White Oak Tree & Landscaping is a climbing specialist operation. The crew works from inside the canopy using ropes and rigging, which allows precise, controlled removals in the confined conditions that define most residential jobs on the Connecticut shoreline. This approach produces less disruption to the surrounding yard, more control over where material lands, and the ability to take on the technically demanding jobs that other companies walk away from.

What 35 Years on the Connecticut Shoreline Actually Means

Experience matters in tree work in the same way it matters in any technically demanding trade. The accumulated pattern recognition from thousands of jobs on Connecticut shoreline properties is not something that shows up on a credential. It shows up in how a crew reads a tree before the first cut, how they plan a removal in a confined yard, how they anticipate the way a specific species under specific conditions is likely to behave.

After 35 years and more than 3,000 properties served across Clinton and the surrounding shoreline communities, White Oak Tree & Landscaping carries that pattern recognition on every job. The climbing specialists on the crew have worked through the full range of Connecticut weather events, tree species, residential conditions, and technically complex removals that define this region. That experience is what produces the outcome a homeowner is actually paying for: the right result, safely executed, with the property protected.

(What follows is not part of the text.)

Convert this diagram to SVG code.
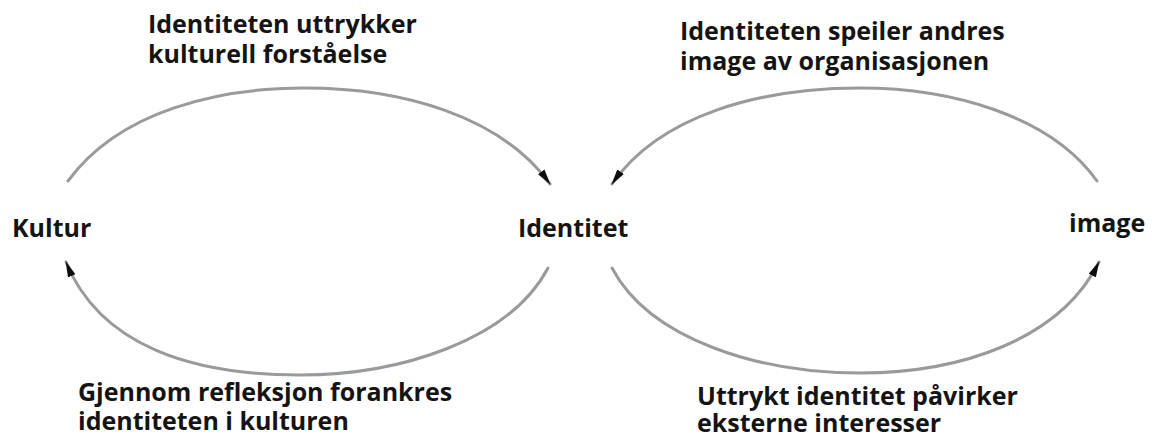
<svg xmlns="http://www.w3.org/2000/svg" width="1152" height="437" viewBox="0 0 1152 437">
  <style>
    .label { font-family: "Open Sans", "Liberation Sans", sans-serif; font-weight: bold; font-size: 25px; fill: #141414; }
    .arc { fill: none; stroke: #9a9a9a; stroke-width: 3; stroke-linecap: round; }
  </style>
  <defs>
    <marker id="head" viewBox="0 0 16 10" refX="15" refY="5" markerWidth="16" markerHeight="10" markerUnits="userSpaceOnUse" orient="auto">
      <path d="M0,1 L16,5 L0,9 Z" fill="#111"/>
    </marker>
    <filter id="soft" x="-5%" y="-5%" width="110%" height="110%">
      <feGaussianBlur stdDeviation="0.6"/>
    </filter>
  </defs>
  <rect width="1152" height="437" fill="#ffffff"/>

  <!-- curved connectors between the three concepts -->
  <g id="connectors" filter="url(#soft)">
    <path class="arc" d="M68,181 C120,110 220,88 305,88 C400,88 500,115 550,184" marker-end="url(#head)"/>
    <path class="arc" d="M1097,181 C1050,115 950,88 860,88 C760,88 660,115 612,184" marker-end="url(#head)"/>
    <path class="arc" d="M548,268 C510,340 400,375 300,375 C190,375 100,345 66,262" marker-end="url(#head)"/>
    <path class="arc" d="M612,268 C650,340 760,373 860,373 C960,373 1060,340 1099,262" marker-end="url(#head)"/>
  </g>

  <g id="node-kultur">
    <text class="label" x="12" y="237">Kultur</text>
  </g>
  <g id="node-identitet">
    <text class="label" x="518" y="237">Identitet</text>
  </g>
  <g id="node-image">
    <text class="label" x="1069" y="232">image</text>
  </g>

  <g id="label-top-left">
    <text class="label" x="148" y="33">Identiteten uttrykker</text>
    <text class="label" x="148" y="63">kulturell forståelse</text>
  </g>
  <g id="label-top-right">
    <text class="label" x="680" y="40">Identiteten speiler andres</text>
    <text class="label" x="680" y="70">image av organisasjonen</text>
  </g>
  <g id="label-bottom-left">
    <text class="label" x="78" y="401">Gjennom refleksjon forankres</text>
    <text class="label" x="78" y="430">identiteten i kulturen</text>
  </g>
  <g id="label-bottom-right">
    <text class="label" x="697" y="405">Uttrykt identitet påvirker</text>
    <text class="label" x="697" y="432">eksterne interesser</text>
  </g>
</svg>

What White Oak brings to every job:

  • 35+ years of climbing specialist experience on Connecticut shoreline properties specifically
  • Licensed and insured, with general liability and workers compensation insurance carried on every job
  • Written quotes covering the full scope of work before anything begins
  • Free on-site assessments so that the estimate reflects the actual job, not a phone description of it
  • Over 3,000 properties served across Clinton, Westbrook, Madison, Guilford, Old Saybrook, Old Lyme, Branford, and the surrounding shoreline communities
  • 4.8 stars across 104 Google reviews from property owners who have experienced the work firsthand

The Questions to Ask Before Hiring Any Tree Service in Clinton

Before any tree service begins work on your Connecticut shoreline property, ask these questions and verify the answers:

  • Can you provide your Connecticut Arborist License number? Verify through the CT DEEP or CT Tree Protective Association.
  • Can you provide a current certificate of insurance for general liability and workers compensation? Call the insurer to confirm the policy is active.
  • Will you provide a written estimate covering the full scope of work, debris removal, and stump treatment?
  • What is your approach for this specific job? A qualified crew should be able to explain their plan for the specific tree and site conditions.
  • Do you have references from similar jobs in this area? Check them.
  • Will I receive a written contract before work begins?

A qualified, reputable tree service answers every one of these questions without hesitation. If any of them produce evasiveness, delays, or pressure to skip the verification step, that is the answer you need.